- Shiawassee District Library, Owosso Branch
- Location: 502 West Main Street, Owosso, Michigan
- Established: 1994

Other information
- Director: Kimberly White
- Website: www.mysdl.org

= Shiawassee District Library =

The Shiawassee District Library in Owosso, Michigan is a public library system that serves the residents of the cities of Durand, Michigan and Bennington, Owosso, and Rush Townships. The library system was created in 1994 after the Owosso Public Library and the Durand Memorial Library combined resources. In July 2000, the Bill & Melinda Gates Foundation committed a $35,722 grant to the library.

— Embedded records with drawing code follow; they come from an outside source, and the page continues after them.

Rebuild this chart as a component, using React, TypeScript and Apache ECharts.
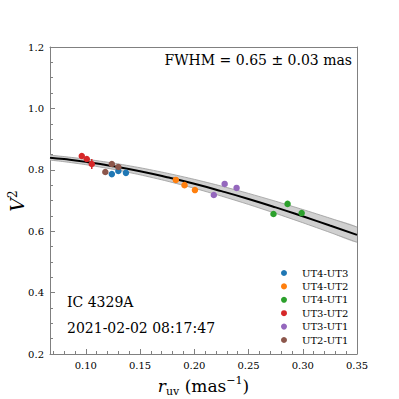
import React, { useEffect, useRef } from "react";
import * as echarts from "echarts";

const baselines = ["UT4-UT3", "UT4-UT2", "UT4-UT1", "UT3-UT2", "UT3-UT1", "UT2-UT1"];
const colors = ["#1f77b4", "#ff7f0e", "#2ca02c", "#d62728", "#9467bd", "#8c564b"];

// points per baseline: [r_uv, V2, err]
const ut43 = [[0.124, 0.786, 0.004], [0.130, 0.796, 0.004], [0.137, 0.790, 0.004]];
const ut42 = [[0.183, 0.767, 0.004], [0.191, 0.750, 0.004], [0.2006, 0.734, 0.004]];
const ut41 = [[0.273, 0.656, 0.004], [0.286, 0.689, 0.004], [0.299, 0.659, 0.004]];
const ut32 = [[0.0963, 0.845, 0.004], [0.1009, 0.835, 0.004], [0.1055, 0.819, 0.016]];
const ut31 = [[0.218, 0.718, 0.004], [0.228, 0.754, 0.004], [0.239, 0.741, 0.004]];
const ut21 = [[0.118, 0.793, 0.004], [0.124, 0.819, 0.004], [0.130, 0.809, 0.004]];
const groups = [ut43, ut42, ut41, ut32, ut31, ut21];

const modelR = [0.067, 0.08, 0.1, 0.125, 0.15, 0.175, 0.2, 0.225, 0.25, 0.275, 0.3, 0.325, 0.35];
const modelV2 = [0.8396, 0.8348, 0.8258, 0.8119, 0.7953, 0.7759, 0.7545, 0.7306, 0.7051, 0.6776, 0.6485, 0.6187, 0.588];
const bandUpper = [0.8475, 0.8431, 0.8348, 0.8221, 0.8068, 0.789, 0.769, 0.747, 0.7231, 0.6976, 0.6707, 0.6426, 0.6136];
const bandLower = [0.8316, 0.8264, 0.8167, 0.8017, 0.7837, 0.7631, 0.7399, 0.7144, 0.6871, 0.658, 0.6276, 0.5961, 0.564];

const xMajor = [0.1, 0.15, 0.2, 0.25, 0.3, 0.35];
const xMinor = [0.07, 0.08, 0.09, 0.1, 0.11, 0.12, 0.13, 0.14, 0.15, 0.16, 0.17, 0.18, 0.19, 0.2, 0.21, 0.22, 0.23, 0.24, 0.25, 0.26, 0.27, 0.28, 0.29, 0.3, 0.31, 0.32, 0.33, 0.34, 0.35];

const fwhmText = "FWHM = 0.65 ± 0.03 mas";
const targetText = "IC 4329A";
const dateText = "2021-02-02 08:17:47";

const SERIF = "DejaVu Serif";
const AX = "#808080";

export default function App() {
  const ref = useRef<HTMLDivElement>(null);
  useEffect(() => {
    document.body.style.margin = "0";
    const chart = echarts.init(ref.current!, null, { renderer: "svg" });
    const grid = { left: 50, top: 47, width: 307, height: 307, containLabel: false, outerBoundsMode: "none" };
    const series: any[] = [];
    series.push({
      type: "custom", name: "_band",
      data: modelR.map((r, i) => [r, bandUpper[i], bandLower[i]]),
      renderItem: (params: any, api: any) => {
        if (params.dataIndex !== 0) return null;
        const up = modelR.map((r, i) => api.coord([r, bandUpper[i]]));
        const lo = modelR.map((r, i) => api.coord([r, bandLower[i]])).reverse();
        return {
          type: "group",
          children: [
            { type: "polygon", shape: { points: up.concat(lo), smooth: 0.2 }, style: { fill: "#d0d0d0", stroke: "none" } },
            { type: "polyline", shape: { points: up, smooth: 0.2 }, style: { stroke: "#9a9a9a", lineWidth: 0.8, fill: "none" } },
            { type: "polyline", shape: { points: lo.slice().reverse(), smooth: 0.2 }, style: { stroke: "#9a9a9a", lineWidth: 0.8, fill: "none" } },
          ],
        };
      },
      clip: true, silent: true, z: 1,
    });
    series.push({
      type: "line", name: "_model", data: modelR.map((r, i) => [r, modelV2[i]]),
      symbol: "none", smooth: true, lineStyle: { color: "#000", width: 2 }, silent: true, z: 3,
    });
    groups.forEach((g, gi) => {
      series.push({
        type: "custom", name: baselines[gi] + "_err", data: g,
        renderItem: (params: any, api: any) => {
          const x = api.value(0), y = api.value(1), e = api.value(2);
          const p1 = api.coord([x, y - e]);
          const p2 = api.coord([x, y + e]);
          return {
            type: "line",
            shape: { x1: p1[0], y1: p1[1], x2: p2[0], y2: p2[1] },
            style: { stroke: colors[gi], lineWidth: 1.5 },
          };
        },
        z: 4, silent: true,
      });
      series.push({
        type: "scatter", name: baselines[gi], data: g.map((d) => [d[0], d[1]]),
        symbol: "circle", symbolSize: 6.5, itemStyle: { color: colors[gi], opacity: 1 }, z: 5,
      });
    });

    chart.setOption({
      animation: false,
      grid: [grid],
      legend: {
        data: baselines.map((b) => ({ name: b, icon: "circle" })),
        orient: "vertical", left: 276, top: 263, itemWidth: 26, itemHeight: 6,
        itemGap: 3.4, textStyle: { fontFamily: SERIF, fontSize: 10, color: "#000", lineHeight: 10 },
        selectedMode: false,
      },
      xAxis: [
        {
          type: "value", min: 0.067, max: 0.35, gridIndex: 0,
          axisLine: { show: true, onZero: false, lineStyle: { color: AX, width: 1 } },
          axisTick: { show: true, inside: true, length: 5, customValues: xMajor, lineStyle: { color: AX } },
          axisLabel: { customValues: xMajor, fontFamily: SERIF, fontSize: 10, color: "#000", margin: 6, formatter: (v: number) => v.toFixed(2) },
          splitLine: { show: false },
          name: "{r|r}{sub|uv}{n| (mas}{sup|−1}{n|)}",
          nameLocation: "middle", nameGap: 21,
          nameTextStyle: {
            rich: {
              r: { fontFamily: SERIF, fontStyle: "italic", fontSize: 17, lineHeight: 22, color: "#000" },
              sub: { fontFamily: SERIF, fontSize: 11, lineHeight: 9, verticalAlign: "bottom", color: "#000" },
              n: { fontFamily: SERIF, fontSize: 17, lineHeight: 22, color: "#000" },
              sup: { fontFamily: SERIF, fontSize: 11, lineHeight: 9, verticalAlign: "top", color: "#000" },
            },
          },
        },
        {
          type: "value", min: 0.067, max: 0.35, gridIndex: 0, position: "bottom",
          axisLine: { show: false },
          axisTick: { show: true, inside: true, length: 3, customValues: xMinor, lineStyle: { color: AX } },
          axisLabel: { show: false },
          splitLine: { show: false },
        },
        {
          type: "value", min: 0.067, max: 0.35, gridIndex: 0, position: "top",
          axisLine: { show: true, onZero: false, lineStyle: { color: AX } },
          axisTick: { show: false }, axisLabel: { show: false }, splitLine: { show: false },
        },
      ],
      yAxis: [
        {
          type: "value", min: 0.2, max: 1.2, interval: 0.2, gridIndex: 0,
          axisLine: { show: true, onZero: false, lineStyle: { color: AX } },
          axisTick: { show: true, inside: true, length: 5, lineStyle: { color: AX } },
          minorTick: { show: true, splitNumber: 4, length: 3, lineStyle: { color: AX } },
          axisLabel: { fontFamily: SERIF, fontSize: 10, color: "#000", margin: 6, formatter: (v: number) => v.toFixed(1) },
          splitLine: { show: false },
        },
        {
          type: "value", min: 0.2, max: 1.2, gridIndex: 0, position: "right",
          axisLine: { show: true, onZero: false, lineStyle: { color: AX } },
          axisTick: { show: false }, axisLabel: { show: false }, splitLine: { show: false },
        },
      ],
      graphic: [
        { type: "text", right: 47, top: 53, style: { text: fwhmText, fontFamily: SERIF, fontSize: 14, fill: "#000" } },
        { type: "text", left: 67, top: 295, style: { text: targetText, fontFamily: SERIF, fontSize: 14, fill: "#000" } },
        { type: "text", left: 67, top: 321, style: { text: dateText, fontFamily: SERIF, fontSize: 14, fill: "#000" } },
        {
          type: "text", x: 17, y: 201, rotation: Math.PI / 2,
          style: {
            text: "{v|V}{sup|2}", align: "center", verticalAlign: "middle",
            rich: {
              v: { fontFamily: SERIF, fontStyle: "italic", fontSize: 19, lineHeight: 20, fill: "#000" },
              sup: { fontFamily: SERIF, fontSize: 12, lineHeight: 8, verticalAlign: "top", fill: "#000" },
            },
          },
        },
      ],
      series,
    });
    return () => chart.dispose();
  }, []);
  return <div ref={ref} style={{ width: 399, height: 399 }} />;
}
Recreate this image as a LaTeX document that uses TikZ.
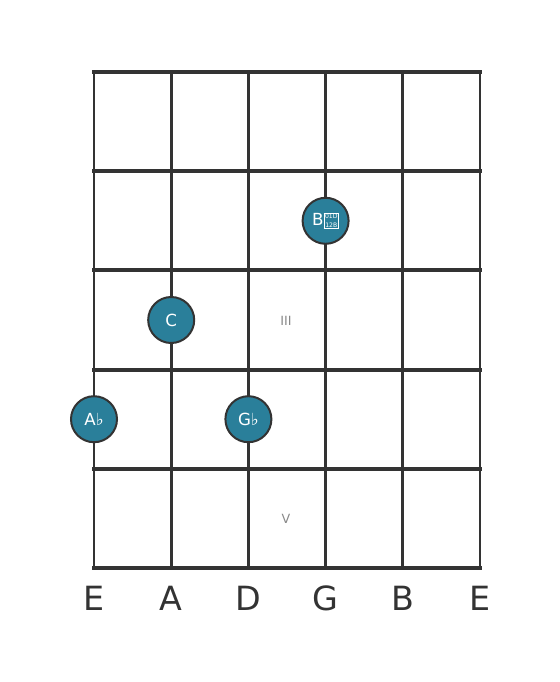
\documentclass[tikz,border=0pt]{standalone}
\usepackage{fontspec}
\setmainfont{DejaVu Sans}
\usetikzlibrary{positioning}
\definecolor{fretgray}{HTML}{333333}
\definecolor{noteteal}{HTML}{2A7F9A}
\definecolor{markgray}{HTML}{888888}
\newcommand{\dflatbox}{{\setlength{\fboxsep}{0.6pt}\setlength{\fboxrule}{0.5pt}\raisebox{-1.5pt}{\fbox{\fontsize{4.6}{5.4}\selectfont\shortstack{01D\\12B}}}}}
\tikzset{
  x=0.75pt, y=-0.75pt,
  note/.style={circle, draw=fretgray, line width=1.5pt, fill=noteteal,
    minimum size=34.5pt, inner sep=0pt, text=white,
    font=\fontsize{12.5}{12.5}\selectfont},
  fretmark/.style={text=markgray, font=\fontsize{9.5}{9.5}\selectfont},
  strname/.style={text=fretgray, font=\fontsize{25}{25}\selectfont},
  fretline/.style={draw=fretgray, line width=3pt, line cap=rect},
  stringline/.style={draw=fretgray, line width=2.2pt}
}
\begin{document}
\begin{tikzpicture}
  \useasboundingbox (0,0) rectangle (560,682);
  % strings and frets
  \foreach \i in {0,...,5}
    \draw[stringline] (94+77.2*\i,72) -- (94+77.2*\i,568);
  \foreach \j in {0,...,5}
    \draw[fretline] (94,72+99.2*\j) -- (480,72+99.2*\j);
  % fret markers
  \node[fretmark] (m3) at (286,321) {III};
  \node[fretmark] (m5) at (286,519) {V};
  % notes
  \node[note] (bdd) at (325.6,220.8) {B\dflatbox};
  \node[note] (c)   at (171.2,320) {C};
  \node[note] (ab)  at (94,419.2)  {A♭};
  \node[note] (gb)  at (248.4,419.2) {G♭};
  % string names
  \foreach \s/\n [count=\k from 0] in {E/e1,A/a,D/d,G/g,B/b,E/e2}
    \node[strname] (\n) at (94+77.2*\k,598) {\s};
\end{tikzpicture}
\end{document}
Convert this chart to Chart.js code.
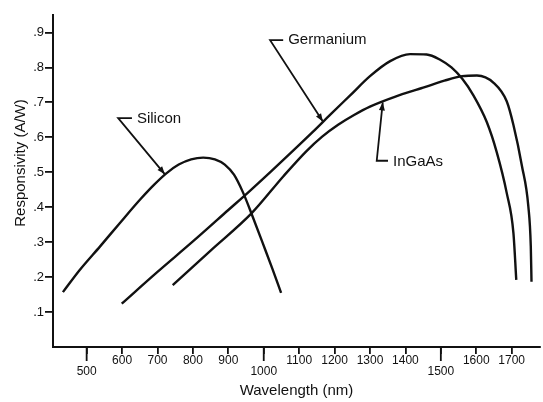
<!DOCTYPE html>
<html>
<head>
<meta charset="utf-8">
<script src="https://cdn.jsdelivr.net/npm/chart.js@4.4.1/dist/chart.umd.min.js"></script>
<style>
  html, body { margin: 0; padding: 0; background: #fff; }
</style>
</head>
<body>
<canvas id="responsivityChart" width="543" height="402"></canvas>
<script>
// wavelength (nm) / responsivity (A/W)
const siliconNm   = [433, 481, 538, 594, 651, 690, 725, 760, 795, 829, 862, 890, 916, 942, 968, 998, 1024, 1049];
const siliconResp = [0.157, 0.221, 0.288, 0.355, 0.422, 0.464, 0.497, 0.522, 0.537, 0.542, 0.537, 0.522, 0.493, 0.441, 0.375, 0.295, 0.225, 0.155];

const germaniumNm   = [599, 700, 800, 900, 961, 1020, 1080, 1140, 1190, 1244, 1300, 1357, 1413, 1460, 1498, 1530, 1560, 1592, 1630, 1658, 1686, 1705, 1713];
const germaniumResp = [0.124, 0.215, 0.302, 0.392, 0.447, 0.502, 0.559, 0.617, 0.667, 0.720, 0.775, 0.818, 0.838, 0.837, 0.822, 0.800, 0.768, 0.720, 0.643, 0.557, 0.441, 0.326, 0.192];

const ingaasNm   = [743, 850, 966, 1055, 1120, 1165, 1210, 1255, 1300, 1370, 1450, 1510, 1560, 1602, 1649, 1686, 1705, 1729, 1747, 1754, 1756];
const ingaasResp = [0.177, 0.276, 0.383, 0.488, 0.560, 0.602, 0.636, 0.664, 0.688, 0.716, 0.742, 0.762, 0.775, 0.777, 0.756, 0.703, 0.635, 0.518, 0.403, 0.288, 0.187];

const xTickValues = [500, 600, 700, 800, 900, 1000, 1100, 1200, 1300, 1400, 1500, 1600, 1700];
const droppedTicks = [500, 1000, 1500];   // labels set lower, longer tick
const yTickValues = [0.1, 0.2, 0.3, 0.4, 0.5, 0.6, 0.7, 0.8, 0.9];

// callouts: text, text anchor, bracket corner, arrow tip (data units)
const callouts = [
  { text: 'Silicon',   at: [642, 0.653],  corner: [589, 0.655],  tip: [721, 0.494] },
  { text: 'Germanium', at: [1069, 0.878], corner: [1018, 0.878], tip: [1167, 0.645] },
  { text: 'InGaAs',    at: [1365, 0.529], corner: [1319, 0.533], tip: [1336, 0.700] }
];

const FONT = "'Liberation Sans', Arial, sans-serif";
const INK = '#111';

function toPoints(xs, ys) {
  return xs.map((x, i) => ({ x: x, y: ys[i] }));
}

function curve(label, xs, ys) {
  return {
    label: label,
    data: toPoints(xs, ys),
    borderColor: INK,
    borderWidth: 2.4,
    pointRadius: 0,
    fill: false,
    cubicInterpolationMode: 'monotone'
  };
}

const calloutPlugin = {
  id: 'callouts',
  afterDraw(chart) {
    const c = chart.ctx;
    const xs = chart.scales.x;
    const ys = chart.scales.y;
    const px = p => [xs.getPixelForValue(p[0]), ys.getPixelForValue(p[1])];

    c.save();
    c.strokeStyle = INK;
    c.fillStyle = INK;
    c.lineWidth = 1.8;

    // longer ticks under 500 / 1000 / 1500
    droppedTicks.forEach(v => {
      const x = xs.getPixelForValue(v);
      c.beginPath();
      c.moveTo(x, chart.chartArea.bottom);
      c.lineTo(x, chart.chartArea.bottom + 14);
      c.stroke();
    });

    callouts.forEach(co => {
      const [tx, ty] = px(co.at);
      const [cx, cy] = px(co.corner);
      const [ax, ay] = px(co.tip);
      c.lineWidth = 1.8;
      c.beginPath();
      c.moveTo(tx - 5, cy);
      c.lineTo(cx, cy);
      c.lineTo(ax, ay);
      c.stroke();
      // arrow head
      const ang = Math.atan2(ay - cy, ax - cx);
      const len = 8, half = 3;
      c.beginPath();
      c.moveTo(ax, ay);
      c.lineTo(ax - len * Math.cos(ang) + half * Math.sin(ang), ay - len * Math.sin(ang) - half * Math.cos(ang));
      c.lineTo(ax - len * Math.cos(ang) - half * Math.sin(ang), ay - len * Math.sin(ang) + half * Math.cos(ang));
      c.closePath();
      c.fill();

      c.font = '15px ' + FONT;
      c.textAlign = 'left';
      c.textBaseline = 'middle';
      c.fillText(co.text, tx, ty);
    });

    // y axis title
    c.translate(21, 163);
    c.rotate(-Math.PI / 2);
    c.font = '15px ' + FONT;
    c.textAlign = 'center';
    c.textBaseline = 'middle';
    c.fillText('Responsivity (A/W)', 0, 0);
    c.restore();
  }
};

new Chart(document.getElementById('responsivityChart').getContext('2d'), {
  type: 'line',
  data: {
    datasets: [
      curve('Silicon', siliconNm, siliconResp),
      curve('Germanium', germaniumNm, germaniumResp),
      curve('InGaAs', ingaasNm, ingaasResp)
    ]
  },
  options: {
    responsive: false,
    animation: false,
    layout: { padding: { top: 15, right: 3, left: 0, bottom: 0 } },
    plugins: {
      legend: { display: false },
      tooltip: { enabled: false }
    },
    scales: {
      x: {
        type: 'linear',
        min: 405,
        max: 1780,
        afterFit: s => { s.height = 55; },
        afterBuildTicks: s => { s.ticks = xTickValues.map(v => ({ value: v })); },
        border: { color: INK, width: 2 },
        grid: { drawOnChartArea: false, drawTicks: true, tickLength: 7, color: INK, lineWidth: 1.8 },
        ticks: {
          autoSkip: false,
          maxRotation: 0,
          padding: 1,
          color: INK,
          font: { family: FONT, size: 12, lineHeight: 0.95 },
          callback: v => droppedTicks.includes(v) ? ['', String(v)] : String(v)
        },
        title: {
          display: true,
          text: 'Wavelength (nm)',
          color: INK,
          font: { family: FONT, size: 15 },
          padding: { top: 0, bottom: 2 }
        }
      },
      y: {
        min: 0,
        max: 0.95,
        afterFit: s => { s.width = 53; },
        afterBuildTicks: s => { s.ticks = yTickValues.map(v => ({ value: v })); },
        border: { color: INK, width: 2 },
        grid: { drawOnChartArea: false, drawTicks: true, tickLength: 8, color: INK, lineWidth: 1.8 },
        ticks: {
          padding: 1,
          color: INK,
          font: { family: FONT, size: 13 },
          callback: v => v.toFixed(1).replace(/^0/, '')
        }
      }
    }
  },
  plugins: [calloutPlugin]
});
</script>
</body>
</html>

The Owosso branch is a Carnegie library located at 502 West Main Street. It was built with a $20,000 grant from Andrew Carnegie on land donated by the heirs of L.E. Woodard. The groundbreaking ceremonies in October 1913 included a parade through the city. The library was dedicated on July 4, 1914. In 1926, the Owosso-born Impressionist painter Frederick Carl Frieseke gave the city of Owosso his painting, Lady With the Sunshade, which originally hung in the library but is now on display at the Shiawassee Arts Council building. Today, the library offers children and adult collections, computer training, and community programs. The library was the 2022 award recipient of the Library of Michigan Public Library Services Grant Program.